There are some similarities between the rising and setting sun, even though the former heralds the light of dawn and the latter precedes darkness to come. Unlike the fiery midday sun which is impossible to look at without damaging the delicate cells of the retina, light from the sun at dawn and dusk is pleasing and is easy on the eyes. Twilight hours fill us with a sense of peace, the mind is naturally quiet during that time of day. The energy in both the body and mind mimic the rising and setting sun. The mind follows a daily pattern just as the sun does. Upon waking up, a brief interlude of peace is followed by the “light” from our thoughts rapidly flooding the dark inner sky of the mind, peaking during the day and fading towards the evening and nighttime as we go to bed. In the body, life energy hits a zenith and dips to a nadir more gradually and one such cycle represents an individual’s lifetime. In infancy and childhood, it is the rising of life energy that is prominent and old age like the setting sun is characterized by the decline of that energy.
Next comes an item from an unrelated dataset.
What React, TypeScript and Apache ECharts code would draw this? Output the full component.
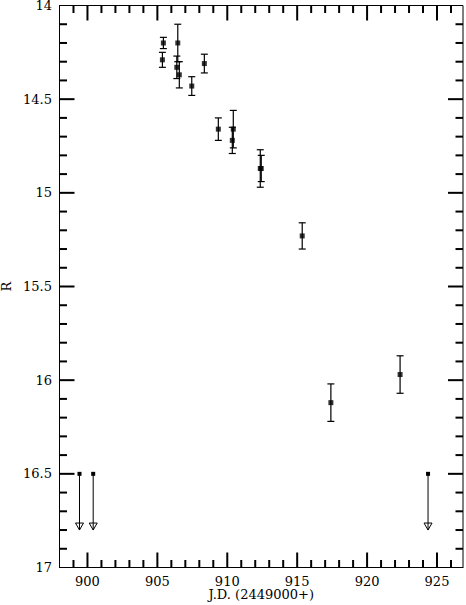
import React, { useEffect, useRef } from "react";
import * as echarts from "echarts";

// Measured points: J.D. (2449000+), R magnitude, error
const jd = [905.43, 905.36, 906.46, 906.39, 906.57, 907.46, 908.36, 909.36, 910.43, 910.36, 912.36, 912.43, 915.36, 917.41, 922.36];
const rMag = [14.2, 14.29, 14.2, 14.33, 14.37, 14.43, 14.31, 14.66, 14.66, 14.72, 14.87, 14.87, 15.23, 16.12, 15.97];
const rErr = [0.03, 0.04, 0.1, 0.06, 0.07, 0.05, 0.05, 0.06, 0.1, 0.07, 0.1, 0.07, 0.07, 0.1, 0.1];

// Upper limits
const limJd = [899.43, 900.41, 924.36];
const limMag = [16.5, 16.5, 16.5];
const limArrowTo = [16.8, 16.8, 16.8];

// Ticks
const xMajorTicks = [900, 905, 910, 915, 920, 925];
const xMinorTicks = [899, 901, 902, 903, 904, 906, 907, 908, 909, 911, 912, 913, 914, 916, 917, 918, 919, 921, 922, 923, 924, 926];
const yMajorTicks = [14.5, 15, 15.5, 16, 16.5];
const yMinorTicks = [14.1, 14.2, 14.3, 14.4, 14.6, 14.7, 14.8, 14.9, 15.1, 15.2, 15.3, 15.4, 15.6, 15.7, 15.8, 15.9, 16.1, 16.2, 16.3, 16.4, 16.6, 16.7, 16.8, 16.9];

const X_MIN = 898;
const X_MAX = 926.86;
const Y_MIN = 14;
const Y_MAX = 17;

const FONT = "DejaVu Serif";
const TICK_W = 2;

function xTickSeries(values: number[], len: number) {
  return {
    type: "custom",
    data: values.map((v) => [v, 15]),
    renderItem: (params: any, api: any) => {
      const b = api.coord([api.value(0), Y_MAX]);
      const t = api.coord([api.value(0), Y_MIN]);
      return {
        type: "group",
        children: [
          { type: "line", shape: { x1: b[0], y1: b[1], x2: b[0], y2: b[1] - len }, style: { stroke: "#000", lineWidth: TICK_W } },
          { type: "line", shape: { x1: t[0], y1: t[1], x2: t[0], y2: t[1] + len }, style: { stroke: "#000", lineWidth: TICK_W } },
        ],
      };
    },
  };
}

function yTickSeries(values: number[], len: number) {
  return {
    type: "custom",
    data: values.map((v) => [910, v]),
    renderItem: (params: any, api: any) => {
      const l = api.coord([X_MIN, api.value(1)]);
      const r = api.coord([X_MAX, api.value(1)]);
      return {
        type: "group",
        children: [
          { type: "line", shape: { x1: l[0], y1: l[1], x2: l[0] + len, y2: l[1] }, style: { stroke: "#000", lineWidth: TICK_W } },
          { type: "line", shape: { x1: r[0], y1: r[1], x2: r[0] - len, y2: r[1] }, style: { stroke: "#000", lineWidth: TICK_W } },
        ],
      };
    },
  };
}

export default function App() {
  const ref = useRef<HTMLDivElement>(null);
  useEffect(() => {
    const chart = echarts.init(ref.current!, undefined, { renderer: "svg" });
    const option: any = {
      animation: false,
      grid: {
        left: 59.5, right: 3, top: 5.5, bottom: 37.5,
        containLabel: false, outerBoundsMode: "none",
        show: true, borderColor: "#000", borderWidth: 1, backgroundColor: "transparent",
      },
      xAxis: {
        type: "value",
        min: X_MIN,
        max: X_MAX,
        splitLine: { show: false },
        axisLine: { show: true, onZero: false, lineStyle: { color: "#000", width: 1 } },
        axisTick: { show: false },
        name: "J.D. (2449000+)",
        nameLocation: "middle",
        nameGap: 21,
        nameMoveOverlap: false,
        nameTextStyle: { fontFamily: FONT, fontSize: 13, color: "#000", lineHeight: 11 },
        axisLabel: { show: true, customValues: xMajorTicks, margin: 8, fontFamily: FONT, fontSize: 13, color: "#000", lineHeight: 11 },
      },
      yAxis: {
        type: "value",
        min: Y_MIN,
        max: Y_MAX,
        inverse: true,
        interval: 0.5,
        splitLine: { show: false },
        axisLine: { show: true, onZero: false, lineStyle: { color: "#000", width: 1 } },
        axisTick: { show: false },
        name: "R",
        nameLocation: "middle",
        nameRotate: 90,
        nameGap: 47,
        nameMoveOverlap: false,
        nameTextStyle: { fontFamily: FONT, fontSize: 13, color: "#000" },
        axisLabel: { show: true, margin: 7.5, fontFamily: FONT, fontSize: 13, color: "#000", lineHeight: 11 },
      },
      series: [
        xTickSeries(xMajorTicks, 15),
        xTickSeries(xMinorTicks, 7.5),
        yTickSeries(yMajorTicks, 15),
        yTickSeries(yMinorTicks, 7.5),
        {
          // error bars
          type: "custom",
          data: jd.map((x, i) => [x, rMag[i], rErr[i]]),
          renderItem: (params: any, api: any) => {
            const x = api.value(0);
            const y = api.value(1);
            const e = api.value(2);
            const top = api.coord([x, y - e]);
            const bot = api.coord([x, y + e]);
            const cw = 3.5;
            return {
              type: "group",
              children: [
                { type: "line", shape: { x1: top[0], y1: top[1], x2: bot[0], y2: bot[1] }, style: { stroke: "#000", lineWidth: 1.2 } },
                { type: "line", shape: { x1: top[0] - cw, y1: top[1], x2: top[0] + cw, y2: top[1] }, style: { stroke: "#000", lineWidth: 1.2 } },
                { type: "line", shape: { x1: bot[0] - cw, y1: bot[1], x2: bot[0] + cw, y2: bot[1] }, style: { stroke: "#000", lineWidth: 1.2 } },
              ],
            };
          },
        },
        {
          type: "scatter",
          symbol: "rect",
          symbolSize: 5,
          itemStyle: { color: "#000" },
          data: jd.map((x, i) => [x, rMag[i]]),
        },
        {
          // upper limits with open arrow heads
          type: "custom",
          data: limJd.map((x, i) => [x, limMag[i], limArrowTo[i]]),
          renderItem: (params: any, api: any) => {
            const p0 = api.coord([api.value(0), api.value(1)]);
            const p1 = api.coord([api.value(0), api.value(2)]);
            const hw = 4;
            const hh = 7;
            return {
              type: "group",
              children: [
                {
                  type: "polygon",
                  shape: { points: [[p1[0] - hw, p1[1] - hh], [p1[0] + hw, p1[1] - hh], [p1[0], p1[1]]] },
                  style: { fill: "#fff", stroke: "#000", lineWidth: 1 },
                },
                { type: "line", shape: { x1: p0[0], y1: p0[1], x2: p1[0], y2: p1[1] }, style: { stroke: "#000", lineWidth: 1 } },
                { type: "rect", shape: { x: p0[0] - 2, y: p0[1] - 2, width: 4, height: 4 }, style: { fill: "#000" } },
              ],
            };
          },
        },
      ],
    };
    chart.setOption(option);
    return () => chart.dispose();
  }, []);
  return <div ref={ref} style={{ position: "absolute", left: 0, top: 0, width: 466, height: 605 }} />;
}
In between, we go from dependency on our parents during childhood to us nurturing our own dependents during parenthood years. For the majority, parenthood comes about when we are hitting the peak of our working life and few can master the delicate dance of a working life and parenthood. Burnout in either, working or parental life, unfortunately, is common, and when it affects these two aspects of life at the same time it could be catastrophic for happiness in the family and by extension in the world.

As parents, we must manage two disparate energy streams. The energy of a child is unbridled and spontaneous while that of the adult mind is controlled and conditioned. A parent-child relationship is a dynamic evolution of these two energies and the key to success is in allowing these energies to coalesce and yet maintain their individuality. The mind of a child may be compared to a fast-moving stream, while that of an adult is like a meandering river.

Just as a stream can merge with and become one with a river, a child’s mind can more easily be molded to mirror that of an adult role model. However, like a river which cannot turn back and become a small stream, the adult mind which is set in its ways cannot be easily reshaped to become like that of a child. A parent-child relationship is a unique opportunity to blend the mind of an adult and a child. The resultant composite, ideally, should be better than the sum of both. This can only happen gradually over time and it cannot be forced just as a stream does not forcibly join the course of a river. Forcibly shaping a child’s mind can have repercussions that manifest later in the child’s life.

We cannot add significantly more to the inherent beauty of a child’s mind, but we can take it away. The mind of a child is pure and full of potential like the waters of a fresh mountain spring. Compared to a polluted river, drinking water from a mountain spring is safer. In the same vein, the warmth, love, and joy emanating from a child may have a curative effect on our mood and bodily health if we allow ourselves to be open to and freely merge with that youthful energy. Like a river which stores and transports pollutants that are discharged into it, adult minds are full of stored impressions many of which take on various shades of negativity. This prevents us from learning from the innocence and beauty of a child’s approach to life.

We cloud the mind of our children by projecting negativities which lurk in our mind. By subscribing to the regular newsletter of our negativities, we neither enjoy and appreciate the inner beauty of a child nor facilitate the realization of the potential of that nascent mind. It’s like the brightness of the rising sun shrouded by grey clouds. Growing up in the shadow of an adult’s negativities, children may turn out as adults struggling with clouds of doubt and distrust. As parents, we carry a very important responsibility not just to our families, but also towards the society and the world. Leaving behind money or objects isn’t as important as molding and shaping the living energy in our children. That’s the legacy tomorrow’s world depends on.

As parents, burnout is not an option, we only get one chance at raising our children. Like the early morning sun, the mind of a child does not have the power to burn us with anger, hatred, lust, jealousy, and greed. Giving out love, warmth, and smiles is what a child does best. Creative exploration comes naturally to a child, while any exploration done by an adult mind comes with the precondition of expectation. That robs freedom and creativity. We as adults are accustomed to expecting some return for whatever we do. Surreptitiously, expectation also wends its way into raising our children. We fail as parents when we don’t accept how our children turn out. We accept whatever weather comes our way as we know fully well we cannot change the weather. Why can’t we have the same acceptance when it comes to our children?

Our acceptance is clouded by factors such as expectation, desire, impatience, anger etc. This leads to a burnout that parents feel. Children are like blank screens on which adults project their inner drawback. Since children are not conditioned from experience they go with the flow. They live in innocence and fearlessness and the energy of young minds is not squandered on sorting through a multitude of thoughts and separating them into bins of likes and dislikes. The mind is much like a laundromat. Every day, there is a fresh load of thoughts that are spun out of the mind which need sorting, folding, and putting away. Majority of the mind’s power is directed to this activity. Just as we may get a skin burn if we expose ourselves for prolonged periods to the harsh midday sun, continued exposure of our precious awareness to the mind’s power to discriminate between likes and dislikes burns our inner peace. If we don’t dirty our mind with negative feelings, there is no need to wash the mind. We can then be like children and freely enjoy the rising and setting of our energies daily in the mind and over a lifetime in the body.